- WRITTEN PROBLEM:
Repeat the data word for word. Do not include the pictures.
========
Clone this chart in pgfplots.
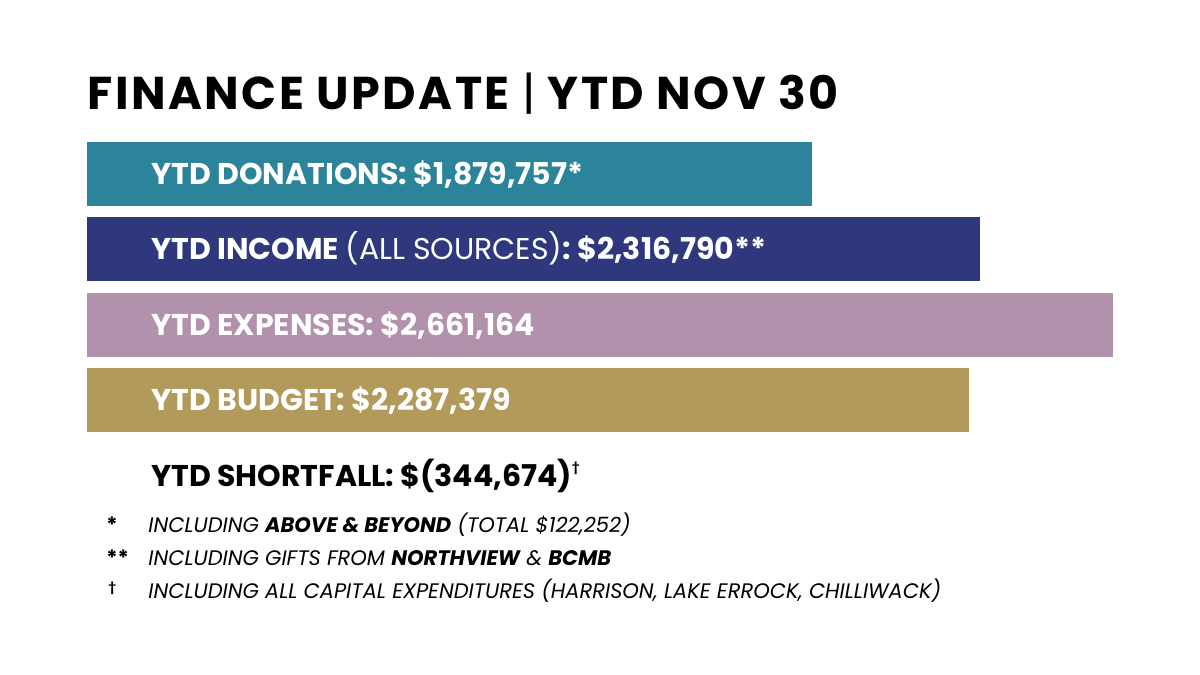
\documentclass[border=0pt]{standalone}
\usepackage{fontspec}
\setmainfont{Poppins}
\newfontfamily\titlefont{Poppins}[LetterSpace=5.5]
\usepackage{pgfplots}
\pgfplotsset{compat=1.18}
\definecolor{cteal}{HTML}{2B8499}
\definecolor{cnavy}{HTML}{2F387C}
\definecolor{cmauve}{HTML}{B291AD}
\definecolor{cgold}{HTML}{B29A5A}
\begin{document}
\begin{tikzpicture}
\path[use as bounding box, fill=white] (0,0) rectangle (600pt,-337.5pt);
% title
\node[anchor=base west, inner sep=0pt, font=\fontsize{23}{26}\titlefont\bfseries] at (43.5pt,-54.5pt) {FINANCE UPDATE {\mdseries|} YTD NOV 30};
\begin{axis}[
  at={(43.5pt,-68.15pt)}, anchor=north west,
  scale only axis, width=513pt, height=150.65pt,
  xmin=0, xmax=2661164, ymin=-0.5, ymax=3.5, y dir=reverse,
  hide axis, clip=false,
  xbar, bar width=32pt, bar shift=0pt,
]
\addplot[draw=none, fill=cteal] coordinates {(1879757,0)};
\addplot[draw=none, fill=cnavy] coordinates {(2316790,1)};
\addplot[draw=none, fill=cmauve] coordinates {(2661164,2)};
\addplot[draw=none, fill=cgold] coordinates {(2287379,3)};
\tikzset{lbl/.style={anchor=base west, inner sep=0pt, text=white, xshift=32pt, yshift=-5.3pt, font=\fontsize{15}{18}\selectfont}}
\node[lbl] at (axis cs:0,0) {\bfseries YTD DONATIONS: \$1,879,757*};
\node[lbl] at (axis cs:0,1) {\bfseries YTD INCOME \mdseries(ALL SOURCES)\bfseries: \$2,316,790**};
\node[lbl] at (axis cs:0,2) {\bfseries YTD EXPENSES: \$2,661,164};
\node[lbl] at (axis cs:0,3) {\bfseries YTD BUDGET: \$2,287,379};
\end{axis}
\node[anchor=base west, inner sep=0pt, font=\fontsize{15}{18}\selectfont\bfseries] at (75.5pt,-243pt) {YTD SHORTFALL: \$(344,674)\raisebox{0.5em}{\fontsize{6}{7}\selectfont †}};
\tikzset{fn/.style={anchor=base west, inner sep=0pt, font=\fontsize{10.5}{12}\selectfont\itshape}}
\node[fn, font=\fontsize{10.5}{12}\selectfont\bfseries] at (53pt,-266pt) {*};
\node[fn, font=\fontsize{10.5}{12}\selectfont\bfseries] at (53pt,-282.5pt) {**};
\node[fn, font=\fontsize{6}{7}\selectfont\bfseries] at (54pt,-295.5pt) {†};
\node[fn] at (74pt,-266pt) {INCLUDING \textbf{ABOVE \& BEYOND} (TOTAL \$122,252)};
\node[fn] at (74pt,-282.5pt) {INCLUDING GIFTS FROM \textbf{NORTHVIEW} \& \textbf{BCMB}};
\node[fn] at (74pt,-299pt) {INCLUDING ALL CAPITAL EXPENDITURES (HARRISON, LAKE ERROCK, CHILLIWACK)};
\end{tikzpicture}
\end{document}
========
- EXPECTED ANSWER:
Clone this chart in pgfplots.
\documentclass[border=0pt]{standalone}
\usepackage{fontspec}
\setmainfont{Poppins}
\newfontfamily\titlefont{Poppins}[LetterSpace=5.5]
\usepackage{pgfplots}
\pgfplotsset{compat=1.18}
\definecolor{cteal}{HTML}{2B8499}
\definecolor{cnavy}{HTML}{2F387C}
\definecolor{cmauve}{HTML}{B291AD}
\definecolor{cgold}{HTML}{B29A5A}
\begin{document}
\begin{tikzpicture}
\path[use as bounding box, fill=white] (0,0) rectangle (600pt,-337.5pt);
% title
\node[anchor=base west, inner sep=0pt, font=\fontsize{23}{26}\titlefont\bfseries] at (43.5pt,-54.5pt) {FINANCE UPDATE {\mdseries|} YTD NOV 30};
\begin{axis}[
  at={(43.5pt,-68.15pt)}, anchor=north west,
  scale only axis, width=513pt, height=150.65pt,
  xmin=0, xmax=2661164, ymin=-0.5, ymax=3.5, y dir=reverse,
  hide axis, clip=false,
  xbar, bar width=32pt, bar shift=0pt,
]
\addplot[draw=none, fill=cteal] coordinates {(1879757,0)};
\addplot[draw=none, fill=cnavy] coordinates {(2316790,1)};
\addplot[draw=none, fill=cmauve] coordinates {(2661164,2)};
\addplot[draw=none, fill=cgold] coordinates {(2287379,3)};
\tikzset{lbl/.style={anchor=base west, inner sep=0pt, text=white, xshift=32pt, yshift=-5.3pt, font=\fontsize{15}{18}\selectfont}}
\node[lbl] at (axis cs:0,0) {\bfseries YTD DONATIONS: \$1,879,757*};
\node[lbl] at (axis cs:0,1) {\bfseries YTD INCOME \mdseries(ALL SOURCES)\bfseries: \$2,316,790**};
\node[lbl] at (axis cs:0,2) {\bfseries YTD EXPENSES: \$2,661,164};
\node[lbl] at (axis cs:0,3) {\bfseries YTD BUDGET: \$2,287,379};
\end{axis}
\node[anchor=base west, inner sep=0pt, font=\fontsize{15}{18}\selectfont\bfseries] at (75.5pt,-243pt) {YTD SHORTFALL: \$(344,674)\raisebox{0.5em}{\fontsize{6}{7}\selectfont †}};
\tikzset{fn/.style={anchor=base west, inner sep=0pt, font=\fontsize{10.5}{12}\selectfont\itshape}}
\node[fn, font=\fontsize{10.5}{12}\selectfont\bfseries] at (53pt,-266pt) {*};
\node[fn, font=\fontsize{10.5}{12}\selectfont\bfseries] at (53pt,-282.5pt) {**};
\node[fn, font=\fontsize{6}{7}\selectfont\bfseries] at (54pt,-295.5pt) {†};
\node[fn] at (74pt,-266pt) {INCLUDING \textbf{ABOVE \& BEYOND} (TOTAL \$122,252)};
\node[fn] at (74pt,-282.5pt) {INCLUDING GIFTS FROM \textbf{NORTHVIEW} \& \textbf{BCMB}};
\node[fn] at (74pt,-299pt) {INCLUDING ALL CAPITAL EXPENDITURES (HARRISON, LAKE ERROCK, CHILLIWACK)};
\end{tikzpicture}
\end{document}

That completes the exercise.